What the exercise asks
Your job is to return the lines between the line holding "Reproduce this chart" and the line holding "label_turn = [0, -1.3, 0, 0, 2.4, -0.2, 0, 0.8, 0]", inclusive, exactly and with no pictures.

-- BEGIN Data listing --

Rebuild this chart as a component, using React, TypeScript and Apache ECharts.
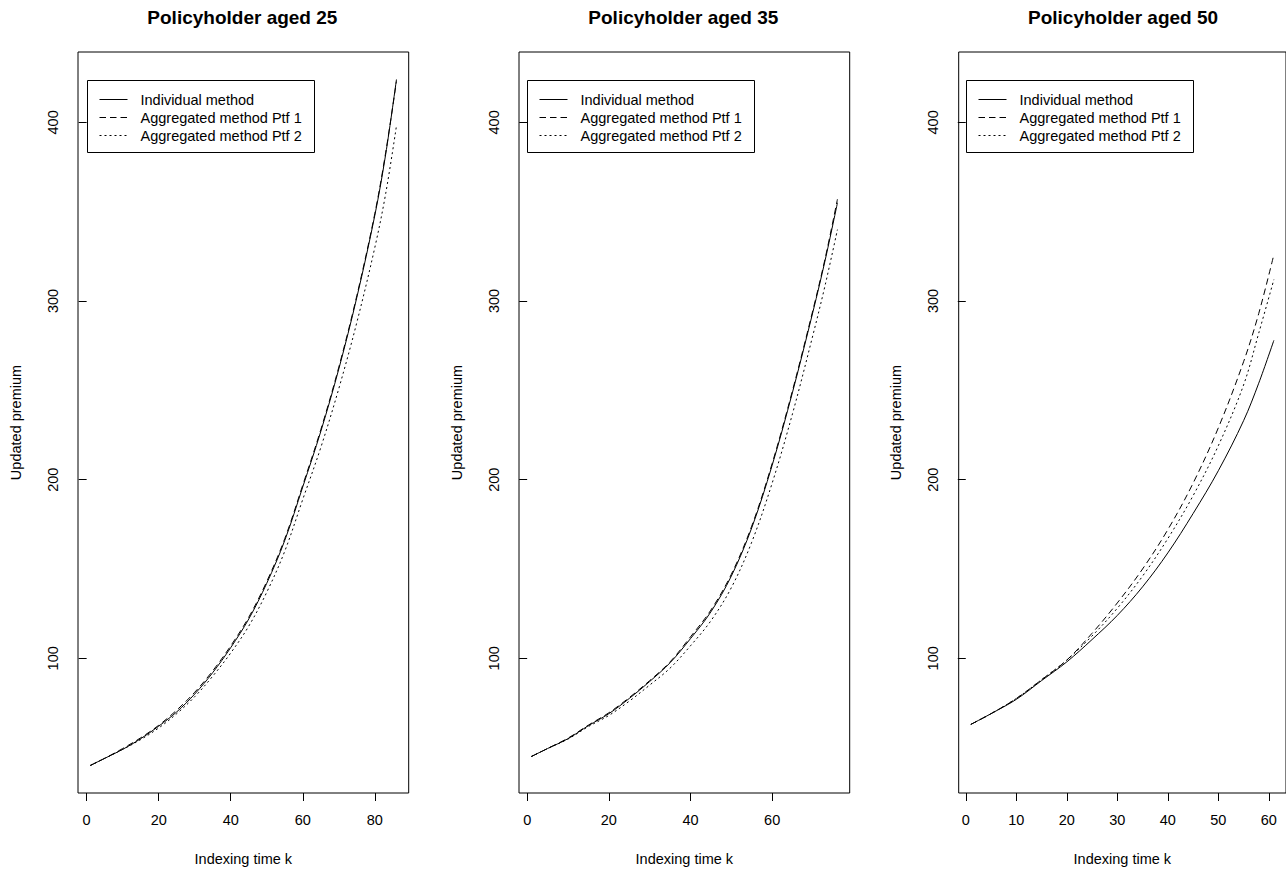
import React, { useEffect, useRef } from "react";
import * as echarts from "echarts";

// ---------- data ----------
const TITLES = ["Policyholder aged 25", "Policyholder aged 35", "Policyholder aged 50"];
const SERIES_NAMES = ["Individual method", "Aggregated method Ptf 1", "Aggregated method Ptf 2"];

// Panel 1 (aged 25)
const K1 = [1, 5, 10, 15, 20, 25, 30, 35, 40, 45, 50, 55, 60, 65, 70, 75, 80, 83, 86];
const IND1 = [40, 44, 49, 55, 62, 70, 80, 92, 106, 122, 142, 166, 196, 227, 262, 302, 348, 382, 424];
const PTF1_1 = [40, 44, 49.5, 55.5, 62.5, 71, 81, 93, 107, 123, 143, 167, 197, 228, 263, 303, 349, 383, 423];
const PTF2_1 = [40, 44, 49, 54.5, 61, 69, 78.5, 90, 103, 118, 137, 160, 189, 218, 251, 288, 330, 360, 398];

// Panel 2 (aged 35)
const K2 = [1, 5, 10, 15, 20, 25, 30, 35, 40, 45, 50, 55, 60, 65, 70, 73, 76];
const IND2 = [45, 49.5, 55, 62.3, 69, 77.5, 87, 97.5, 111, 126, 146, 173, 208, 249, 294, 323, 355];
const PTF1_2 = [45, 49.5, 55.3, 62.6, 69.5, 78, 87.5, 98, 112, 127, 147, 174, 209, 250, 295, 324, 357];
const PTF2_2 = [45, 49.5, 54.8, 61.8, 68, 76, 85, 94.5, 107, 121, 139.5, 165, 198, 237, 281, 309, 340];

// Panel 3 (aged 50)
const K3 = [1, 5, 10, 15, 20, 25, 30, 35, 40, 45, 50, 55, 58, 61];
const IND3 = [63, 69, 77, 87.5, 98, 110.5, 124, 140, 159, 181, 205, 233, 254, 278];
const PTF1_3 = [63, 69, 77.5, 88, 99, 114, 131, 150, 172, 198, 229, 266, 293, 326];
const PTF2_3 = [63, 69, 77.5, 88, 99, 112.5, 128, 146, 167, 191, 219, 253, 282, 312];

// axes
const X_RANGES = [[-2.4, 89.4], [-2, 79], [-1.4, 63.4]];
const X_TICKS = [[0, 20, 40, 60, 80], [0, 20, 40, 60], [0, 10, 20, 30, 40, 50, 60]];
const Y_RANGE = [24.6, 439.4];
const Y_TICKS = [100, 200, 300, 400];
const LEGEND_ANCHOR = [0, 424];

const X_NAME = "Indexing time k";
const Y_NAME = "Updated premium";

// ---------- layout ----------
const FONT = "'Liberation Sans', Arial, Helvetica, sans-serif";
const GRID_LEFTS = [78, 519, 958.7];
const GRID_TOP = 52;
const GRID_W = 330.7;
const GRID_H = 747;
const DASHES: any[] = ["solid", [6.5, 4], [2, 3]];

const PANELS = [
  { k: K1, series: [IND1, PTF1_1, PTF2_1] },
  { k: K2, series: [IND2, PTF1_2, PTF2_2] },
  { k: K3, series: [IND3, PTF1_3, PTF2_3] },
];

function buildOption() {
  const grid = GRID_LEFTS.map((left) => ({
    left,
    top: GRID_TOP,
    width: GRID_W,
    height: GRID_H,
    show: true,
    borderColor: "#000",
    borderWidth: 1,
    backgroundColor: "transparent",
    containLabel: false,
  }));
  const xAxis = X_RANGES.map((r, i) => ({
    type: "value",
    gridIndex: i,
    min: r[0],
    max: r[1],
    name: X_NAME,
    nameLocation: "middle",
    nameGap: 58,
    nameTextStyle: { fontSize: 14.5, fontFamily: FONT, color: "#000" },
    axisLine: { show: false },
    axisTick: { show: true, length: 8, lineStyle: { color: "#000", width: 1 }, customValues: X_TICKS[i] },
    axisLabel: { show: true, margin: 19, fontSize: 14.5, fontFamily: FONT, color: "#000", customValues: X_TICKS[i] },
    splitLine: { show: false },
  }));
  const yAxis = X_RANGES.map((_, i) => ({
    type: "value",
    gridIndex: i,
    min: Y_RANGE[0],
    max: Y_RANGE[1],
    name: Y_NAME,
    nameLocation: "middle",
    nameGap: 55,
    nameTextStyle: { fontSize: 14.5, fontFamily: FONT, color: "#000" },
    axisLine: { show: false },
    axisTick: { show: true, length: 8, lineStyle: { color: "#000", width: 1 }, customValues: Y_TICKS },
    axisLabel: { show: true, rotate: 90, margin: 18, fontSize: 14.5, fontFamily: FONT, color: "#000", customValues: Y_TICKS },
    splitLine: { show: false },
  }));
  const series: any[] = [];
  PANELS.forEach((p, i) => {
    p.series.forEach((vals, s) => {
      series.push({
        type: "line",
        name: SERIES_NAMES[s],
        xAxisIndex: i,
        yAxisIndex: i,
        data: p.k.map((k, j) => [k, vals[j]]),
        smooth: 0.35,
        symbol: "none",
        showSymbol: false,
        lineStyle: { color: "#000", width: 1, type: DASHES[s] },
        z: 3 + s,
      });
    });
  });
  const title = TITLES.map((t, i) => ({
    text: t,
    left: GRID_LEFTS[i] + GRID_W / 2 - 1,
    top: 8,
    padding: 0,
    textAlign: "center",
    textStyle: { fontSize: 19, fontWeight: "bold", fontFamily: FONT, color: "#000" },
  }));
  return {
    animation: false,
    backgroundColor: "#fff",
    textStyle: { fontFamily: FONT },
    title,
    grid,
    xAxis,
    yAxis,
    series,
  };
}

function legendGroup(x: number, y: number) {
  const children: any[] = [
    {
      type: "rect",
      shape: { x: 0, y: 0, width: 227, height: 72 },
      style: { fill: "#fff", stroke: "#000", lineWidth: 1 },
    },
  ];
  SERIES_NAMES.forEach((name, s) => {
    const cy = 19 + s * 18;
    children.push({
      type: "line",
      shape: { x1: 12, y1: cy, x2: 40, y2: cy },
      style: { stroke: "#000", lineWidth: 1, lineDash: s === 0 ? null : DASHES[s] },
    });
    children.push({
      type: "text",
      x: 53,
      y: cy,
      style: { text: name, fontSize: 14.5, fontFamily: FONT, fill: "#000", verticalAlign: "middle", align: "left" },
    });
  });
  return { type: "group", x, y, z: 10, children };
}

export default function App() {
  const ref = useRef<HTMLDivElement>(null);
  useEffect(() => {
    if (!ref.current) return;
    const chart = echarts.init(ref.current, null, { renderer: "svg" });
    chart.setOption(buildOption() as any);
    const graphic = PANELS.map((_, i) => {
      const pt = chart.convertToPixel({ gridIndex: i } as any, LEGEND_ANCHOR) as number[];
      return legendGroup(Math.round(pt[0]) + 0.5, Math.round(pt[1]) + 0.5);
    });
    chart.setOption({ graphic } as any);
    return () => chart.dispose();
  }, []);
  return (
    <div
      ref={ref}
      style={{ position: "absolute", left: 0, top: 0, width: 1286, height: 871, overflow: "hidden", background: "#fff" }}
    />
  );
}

-- END Data listing --
-- BEGIN Data listing --

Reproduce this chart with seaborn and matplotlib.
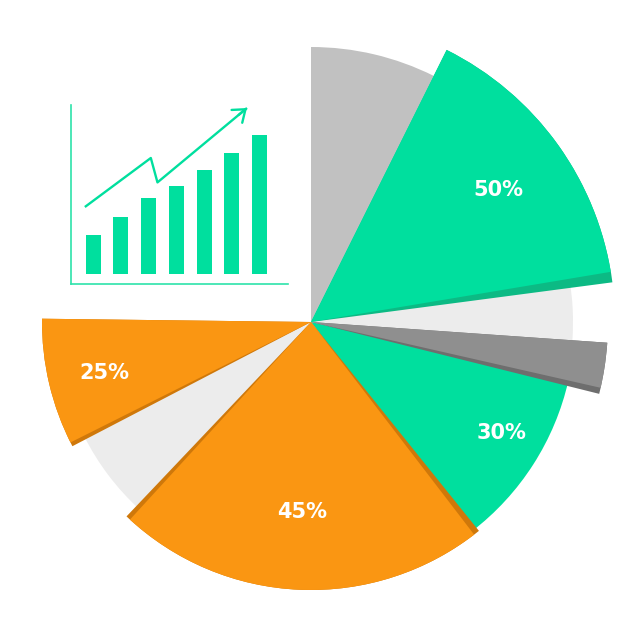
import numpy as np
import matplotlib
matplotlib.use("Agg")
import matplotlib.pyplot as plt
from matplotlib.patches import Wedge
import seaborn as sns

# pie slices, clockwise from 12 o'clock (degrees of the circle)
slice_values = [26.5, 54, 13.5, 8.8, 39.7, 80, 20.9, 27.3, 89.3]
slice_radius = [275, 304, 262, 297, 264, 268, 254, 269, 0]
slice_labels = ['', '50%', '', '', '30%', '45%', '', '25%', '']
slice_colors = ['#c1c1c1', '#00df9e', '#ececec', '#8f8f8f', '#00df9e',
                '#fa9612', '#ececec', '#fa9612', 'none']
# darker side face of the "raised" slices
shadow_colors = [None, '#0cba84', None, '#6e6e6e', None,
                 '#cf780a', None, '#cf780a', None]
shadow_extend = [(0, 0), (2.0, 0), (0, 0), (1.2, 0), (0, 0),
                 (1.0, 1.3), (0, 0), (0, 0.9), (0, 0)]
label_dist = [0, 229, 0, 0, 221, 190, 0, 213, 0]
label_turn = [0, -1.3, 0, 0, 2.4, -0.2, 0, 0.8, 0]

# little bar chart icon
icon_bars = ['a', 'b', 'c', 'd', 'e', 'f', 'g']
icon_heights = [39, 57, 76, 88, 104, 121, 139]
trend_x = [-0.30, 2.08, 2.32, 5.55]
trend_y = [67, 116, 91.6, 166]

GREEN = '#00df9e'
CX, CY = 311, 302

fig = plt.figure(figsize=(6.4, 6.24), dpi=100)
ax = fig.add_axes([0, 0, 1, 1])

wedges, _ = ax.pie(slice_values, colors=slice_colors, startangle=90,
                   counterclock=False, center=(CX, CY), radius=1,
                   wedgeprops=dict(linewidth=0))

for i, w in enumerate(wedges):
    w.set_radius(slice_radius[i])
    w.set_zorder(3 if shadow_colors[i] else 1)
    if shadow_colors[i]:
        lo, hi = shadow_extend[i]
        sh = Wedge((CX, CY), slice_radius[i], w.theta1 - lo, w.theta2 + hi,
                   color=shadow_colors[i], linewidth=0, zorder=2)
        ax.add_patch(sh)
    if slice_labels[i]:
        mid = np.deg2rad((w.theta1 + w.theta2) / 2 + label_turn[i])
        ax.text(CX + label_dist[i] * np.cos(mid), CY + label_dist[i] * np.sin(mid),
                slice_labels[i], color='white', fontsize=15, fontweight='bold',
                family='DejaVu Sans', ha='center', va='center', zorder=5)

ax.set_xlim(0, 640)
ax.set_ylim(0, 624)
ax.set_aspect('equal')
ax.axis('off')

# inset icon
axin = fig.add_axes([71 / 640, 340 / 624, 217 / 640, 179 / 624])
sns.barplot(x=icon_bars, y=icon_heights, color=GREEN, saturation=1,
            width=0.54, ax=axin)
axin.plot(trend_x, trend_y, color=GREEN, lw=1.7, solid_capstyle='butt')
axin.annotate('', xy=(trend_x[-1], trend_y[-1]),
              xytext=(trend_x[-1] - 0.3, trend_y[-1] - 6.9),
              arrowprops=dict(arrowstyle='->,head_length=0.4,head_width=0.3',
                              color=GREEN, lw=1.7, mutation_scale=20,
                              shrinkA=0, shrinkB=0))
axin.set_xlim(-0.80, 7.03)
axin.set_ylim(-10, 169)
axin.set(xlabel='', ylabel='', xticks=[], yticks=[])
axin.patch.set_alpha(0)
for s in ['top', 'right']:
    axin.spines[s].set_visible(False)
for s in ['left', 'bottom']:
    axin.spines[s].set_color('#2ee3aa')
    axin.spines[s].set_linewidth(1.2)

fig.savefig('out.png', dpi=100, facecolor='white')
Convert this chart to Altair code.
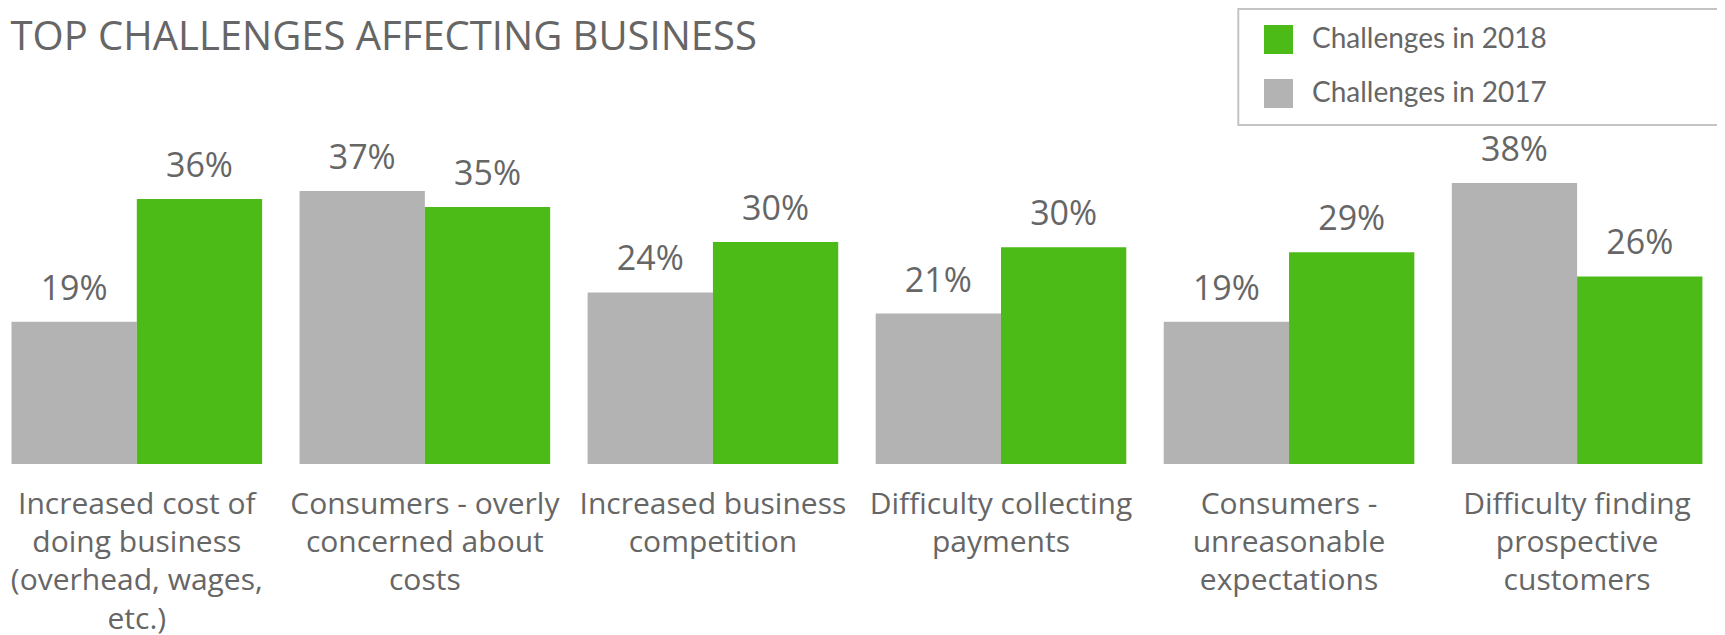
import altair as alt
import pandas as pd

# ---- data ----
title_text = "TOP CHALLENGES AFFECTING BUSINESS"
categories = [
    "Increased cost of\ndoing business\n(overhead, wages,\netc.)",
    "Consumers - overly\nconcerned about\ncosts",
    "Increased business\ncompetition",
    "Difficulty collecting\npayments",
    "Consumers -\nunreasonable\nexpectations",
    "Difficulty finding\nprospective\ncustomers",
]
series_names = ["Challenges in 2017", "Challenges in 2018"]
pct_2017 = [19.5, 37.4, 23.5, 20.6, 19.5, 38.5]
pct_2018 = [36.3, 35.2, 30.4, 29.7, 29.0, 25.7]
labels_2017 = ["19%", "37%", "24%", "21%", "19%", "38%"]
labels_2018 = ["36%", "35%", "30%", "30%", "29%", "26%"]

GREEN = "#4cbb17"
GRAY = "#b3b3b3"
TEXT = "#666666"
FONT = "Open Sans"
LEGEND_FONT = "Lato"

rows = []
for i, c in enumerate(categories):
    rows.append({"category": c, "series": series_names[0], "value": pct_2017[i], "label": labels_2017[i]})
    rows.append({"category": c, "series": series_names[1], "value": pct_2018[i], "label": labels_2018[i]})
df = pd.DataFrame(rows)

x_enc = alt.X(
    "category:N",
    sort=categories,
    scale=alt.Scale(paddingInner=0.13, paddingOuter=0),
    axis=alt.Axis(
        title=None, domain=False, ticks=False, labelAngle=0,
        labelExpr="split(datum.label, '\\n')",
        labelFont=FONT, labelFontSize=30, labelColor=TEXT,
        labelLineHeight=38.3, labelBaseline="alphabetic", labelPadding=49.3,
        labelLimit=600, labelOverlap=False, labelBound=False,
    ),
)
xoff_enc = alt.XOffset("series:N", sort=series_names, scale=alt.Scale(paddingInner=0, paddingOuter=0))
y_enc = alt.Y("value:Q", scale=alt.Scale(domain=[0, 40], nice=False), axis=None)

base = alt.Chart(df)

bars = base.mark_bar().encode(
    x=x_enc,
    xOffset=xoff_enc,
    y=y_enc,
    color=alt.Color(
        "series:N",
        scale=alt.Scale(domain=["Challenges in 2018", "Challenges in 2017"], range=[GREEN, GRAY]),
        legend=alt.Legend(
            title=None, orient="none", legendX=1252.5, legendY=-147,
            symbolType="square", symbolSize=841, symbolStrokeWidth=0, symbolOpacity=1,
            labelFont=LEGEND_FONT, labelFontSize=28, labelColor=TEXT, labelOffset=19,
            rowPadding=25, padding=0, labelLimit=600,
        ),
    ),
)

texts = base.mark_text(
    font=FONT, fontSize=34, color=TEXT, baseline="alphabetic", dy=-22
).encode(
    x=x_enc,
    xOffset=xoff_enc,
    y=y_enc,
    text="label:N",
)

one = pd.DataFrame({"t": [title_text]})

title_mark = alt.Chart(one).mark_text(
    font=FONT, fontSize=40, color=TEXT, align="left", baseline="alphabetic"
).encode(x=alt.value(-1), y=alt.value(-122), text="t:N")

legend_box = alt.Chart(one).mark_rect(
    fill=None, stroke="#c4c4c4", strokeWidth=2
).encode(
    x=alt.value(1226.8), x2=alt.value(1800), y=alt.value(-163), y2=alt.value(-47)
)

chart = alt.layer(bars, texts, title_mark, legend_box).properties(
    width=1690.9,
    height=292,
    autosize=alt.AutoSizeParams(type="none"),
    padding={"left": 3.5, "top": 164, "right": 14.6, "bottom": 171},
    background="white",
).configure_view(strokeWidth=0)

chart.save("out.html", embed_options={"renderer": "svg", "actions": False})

-- END Data listing --

Full solution
Reproduce this chart with seaborn and matplotlib.
import numpy as np
import matplotlib
matplotlib.use("Agg")
import matplotlib.pyplot as plt
from matplotlib.patches import Wedge
import seaborn as sns

# pie slices, clockwise from 12 o'clock (degrees of the circle)
slice_values = [26.5, 54, 13.5, 8.8, 39.7, 80, 20.9, 27.3, 89.3]
slice_radius = [275, 304, 262, 297, 264, 268, 254, 269, 0]
slice_labels = ['', '50%', '', '', '30%', '45%', '', '25%', '']
slice_colors = ['#c1c1c1', '#00df9e', '#ececec', '#8f8f8f', '#00df9e',
                '#fa9612', '#ececec', '#fa9612', 'none']
# darker side face of the "raised" slices
shadow_colors = [None, '#0cba84', None, '#6e6e6e', None,
                 '#cf780a', None, '#cf780a', None]
shadow_extend = [(0, 0), (2.0, 0), (0, 0), (1.2, 0), (0, 0),
                 (1.0, 1.3), (0, 0), (0, 0.9), (0, 0)]
label_dist = [0, 229, 0, 0, 221, 190, 0, 213, 0]
label_turn = [0, -1.3, 0, 0, 2.4, -0.2, 0, 0.8, 0]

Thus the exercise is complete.